Hindustan Unilever (HUL) reported a mixed set of numbers for the June 2015 quarter. On the one hand, volumes grew six per cent in line with expectations and recent trends, while Ebitda margins also expanded. On the other, lower realisations and withdrawal of excise duty incentives impacted revenues.
While some plants saw tax incentives period expire, lower base effect due to tax refunds in the June 2014 quarter, too, pushed up tax rate. Other income also fell by almost half, hurting net profit growth.
Consequently, both net sales and net profit came in below Bloomberg consensus estimates of Rs 8,310 crore and Rs 1,127 crore, respectively. Net sales grew 5.3 per cent year-on-year (y-o-y) to Rs 7,973 crore, while net profit at Rs 1,059 crore was up only 0.2 per cent y-o-y. After adjusting for exceptional items, the profit at Rs 1,053 crore was below estimates.
One reason for the moderate revenue growth is the benign input costs as well as subdued rural demand. Lower input prices, however, have aided overall Ebitda margin, which expanded 150 basis points (bps) to 18.9 per cent and was at multi-quarter high. The gains could have been higher but for a 199 basis points y-o-y increase in advertising costs to 14.5 per cent of sales. HUL will have to invest continuously in innovations and advertising to sustain volume growth.

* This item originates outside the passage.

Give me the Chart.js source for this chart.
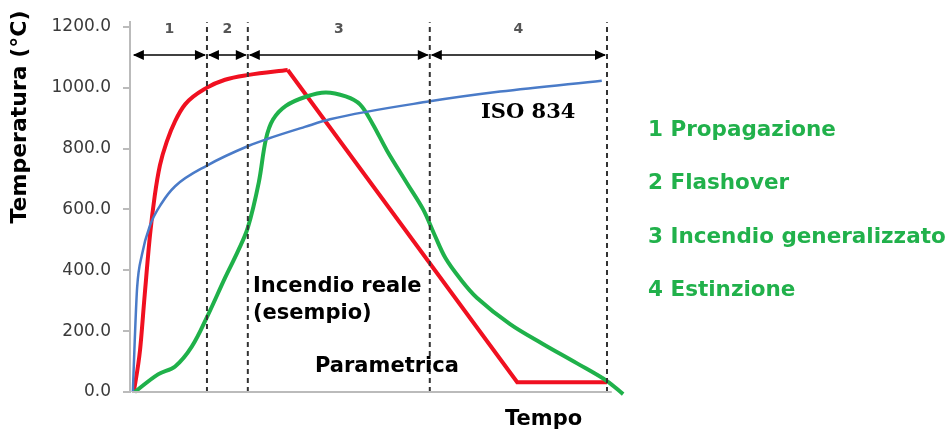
<!DOCTYPE html>
<html>
<head>
<meta charset="utf-8">
<script src="https://cdn.jsdelivr.net/npm/chart.js@4.4.1/dist/chart.umd.min.js"></script>
<style>
  body { margin: 0; background: #fff; }
  #wrap { width: 952px; height: 433px; position: relative; }
</style>
</head>
<body>
<div id="wrap"><canvas id="fireChart"></canvas></div>
<script>
// tempo in unita' arbitrarie (0 = innesco, 100 = fine estinzione)
const phaseBounds = [0, 15.8, 24.4, 62.7, 100];
const phaseLabels = ['1', '2', '3', '4'];
const yTicks = [0, 200, 400, 600, 800, 1000, 1200];

// curva ISO 834
const isoTime = [0.2, 0.6, 1.1, 2.1, 3.8, 6.3, 9.1, 15.8, 24.6, 28.6, 36.4, 41.7, 62.7, 77.5, 98.9];
const isoTemp = [0, 170, 343, 450, 547, 621, 676, 744, 809, 832, 871, 896, 955, 987, 1023];

// curva parametrica (fase di riscaldamento + raffreddamento lineare)
const paramRiseTime = [0.4, 1.7, 2.7, 3.8, 4.8, 5.9, 7.4, 9.1, 11.2, 15.8, 19.6, 24.6, 32.8];
const paramRiseTemp = [0, 136, 320, 514, 644, 745, 825, 890, 945, 1000, 1026, 1042, 1058];
const paramDecayTime = [32.8, 81.1, 100];
const paramDecayTemp = [1058, 32, 32];

// incendio reale (esempio)
const realTime = [0.6, 5.5, 9.1, 12.6, 15.8, 19.6, 22.3, 24.4, 26.7, 28.2, 29.7, 32.4, 36.6, 40.8, 45.0, 48.0, 50.7, 53.7, 57.9, 61.3, 63.6, 66.0, 69.1, 72.6, 79.6, 86.5, 93.7, 100, 103.4];
const realTemp = [0, 58, 84, 149, 246, 375, 462, 540, 688, 830, 895, 940, 970, 984, 971, 945, 880, 793, 686, 600, 520, 440, 372, 310, 223, 158, 94, 36, -7];

const legendItems = ['1 Propagazione', '2 Flashover', '3 Incendio generalizzato', '4 Estinzione'];

const ARROW_Y = 1107;
const LABEL_Y = 1190;
const Y_MAX = 1215;

function toPoints(xs, ys) {
  return xs.map((x, i) => ({ x: x, y: ys[i] }));
}

// linee tratteggiate di separazione delle fasi
const phaseLineSets = phaseBounds.slice(1).map(b => ({
  data: [{ x: b, y: 0 }, { x: b, y: Y_MAX }],
  borderColor: '#333',
  borderWidth: 2,
  borderDash: [5, 4],
  pointRadius: 0,
  tension: 0,
  clip: false,
}));

const decorPlugin = {
  id: 'decor',
  afterDatasetsDraw(chart) {
    const ctx = chart.ctx;
    const xs = chart.scales.x, ys = chart.scales.y;
    ctx.save();

    // asse x
    ctx.strokeStyle = '#bbb';
    ctx.lineWidth = 2;
    ctx.beginPath();
    ctx.moveTo(xs.getPixelForValue(0), ys.getPixelForValue(0));
    ctx.lineTo(xs.getPixelForValue(101), ys.getPixelForValue(0));
    ctx.stroke();

    // frecce delle fasi
    const ay = ys.getPixelForValue(ARROW_Y);
    ctx.strokeStyle = '#000';
    ctx.lineWidth = 1.5;
    for (let i = 0; i < phaseLabels.length; i++) {
      const x1 = xs.getPixelForValue(phaseBounds[i]);
      const x2 = xs.getPixelForValue(phaseBounds[i + 1]);
      ctx.fillStyle = '#000';
      ctx.beginPath();
      ctx.moveTo(x1 + 2, ay);
      ctx.lineTo(x2 - 2, ay);
      ctx.stroke();
      [[x1 + 1, 1], [x2 - 1, -1]].forEach(([tip, dir]) => {
        ctx.beginPath();
        ctx.moveTo(tip, ay);
        ctx.lineTo(tip + dir * 11, ay - 5);
        ctx.lineTo(tip + dir * 11, ay + 5);
        ctx.closePath();
        ctx.fill();
      });
      // numero della fase
      ctx.fillStyle = '#555';
      ctx.font = 'bold 14px "DejaVu Sans"';
      ctx.textAlign = 'center';
      ctx.textBaseline = 'middle';
      ctx.fillText(phaseLabels[i], (x1 + x2) / 2, ys.getPixelForValue(LABEL_Y));
    }

    // etichette delle curve
    ctx.fillStyle = '#000';
    ctx.textAlign = 'left';
    ctx.textBaseline = 'middle';
    ctx.font = 'bold 21px "DejaVu Serif"';
    ctx.fillText('ISO 834', 481, 113);
    ctx.font = 'bold 21px "DejaVu Sans"';
    ctx.fillText('Incendio reale', 253, 287);
    ctx.fillText('(esempio)', 253, 314);
    ctx.fillText('Parametrica', 315, 367);
    ctx.fillText('Tempo', 505, 420);

    // legenda delle fasi
    ctx.fillStyle = '#21b14b';
    ctx.font = 'bold 21.5px "DejaVu Sans"';
    legendItems.forEach((t, i) => ctx.fillText(t, 648, 130 + i * 53.5));

    // titolo asse y
    ctx.fillStyle = '#000';
    ctx.font = 'bold 22px "DejaVu Sans"';
    ctx.translate(20, 117);
    ctx.rotate(-Math.PI / 2);
    ctx.textAlign = 'center';
    ctx.fillText('Temperatura (°C)', 0, 0);
    ctx.restore();
  }
};

new Chart(document.getElementById('fireChart'), {
  type: 'line',
  data: {
    datasets: [
      ...phaseLineSets,
      {
        label: 'ISO 834',
        data: toPoints(isoTime, isoTemp),
        borderColor: '#4a7bc8',
        borderWidth: 2.5,
        pointRadius: 0,
        cubicInterpolationMode: 'monotone',
      },
      {
        label: 'Incendio reale',
        data: toPoints(realTime, realTemp),
        borderColor: '#1fb14a',
        borderWidth: 4,
        pointRadius: 0,
        tension: 0.35,
        clip: false,
      },
      {
        label: 'Parametrica',
        data: toPoints(paramRiseTime, paramRiseTemp),
        borderColor: '#f01020',
        borderWidth: 4,
        pointRadius: 0,
        cubicInterpolationMode: 'monotone',
      },
      {
        label: 'Parametrica (raffreddamento)',
        data: toPoints(paramDecayTime, paramDecayTemp),
        borderColor: '#f01020',
        borderWidth: 4,
        pointRadius: 0,
        tension: 0,
      },
    ],
  },
  options: {
    responsive: true,
    maintainAspectRatio: false,
    animation: false,
    layout: { padding: { left: 0, right: 326, top: 16, bottom: 41 } },
    scales: {
      x: {
        type: 'linear',
        min: -0.4,
        max: 104,
        display: false,
      },
      y: {
        min: 0,
        max: Y_MAX,
        afterBuildTicks: (scale) => { scale.ticks = yTicks.map(v => ({ value: v })); },
        afterFit: (scale) => { scale.width = 130; },
        border: { color: '#bbb', width: 2 },
        grid: { drawOnChartArea: false, tickLength: 7, color: '#bbb', lineWidth: 2 },
        ticks: {
          padding: 12,
          color: '#3a3a3a',
          font: { family: 'DejaVu Sans', size: 17 },
          callback: (v) => Number(v).toFixed(1),
        },
      },
    },
    plugins: {
      legend: { display: false },
      tooltip: { enabled: false },
    },
  },
  plugins: [decorPlugin],
});
</script>
</body>
</html>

The good part is that the key segments - soaps and detergents (about half of revenues) and personal products (30 per cent of topline) - witnessed healthy operating margin expansion as well as volume growth.
While pricing cuts impacted topline growth in soaps and detergents segment that grew only 0.2 per cent to Rs 3,854 crore, personal products expanded 11.4 per cent to Rs 2,406 crore. Double-digit growth in Close Up was the highlight of Oral Care business. Beverages and packaged foods also swelled 9-12 per cent.
Even after this correction, the HUL scrip trades at rich valuations of 43 times FY16 estimated earnings and 36 times FY17 estimated earnings. The polarisation in markets, where growth stories are limited forcing big money to park funds in stocks like HUL, is one reason. After the miss on net profit front, there is a possibility of analysts marginally tweaking their estimates. If that happens, the valuations will become more expensive or if broader markets look up the stock could underperform. A lot though hinges on the current monsoon season.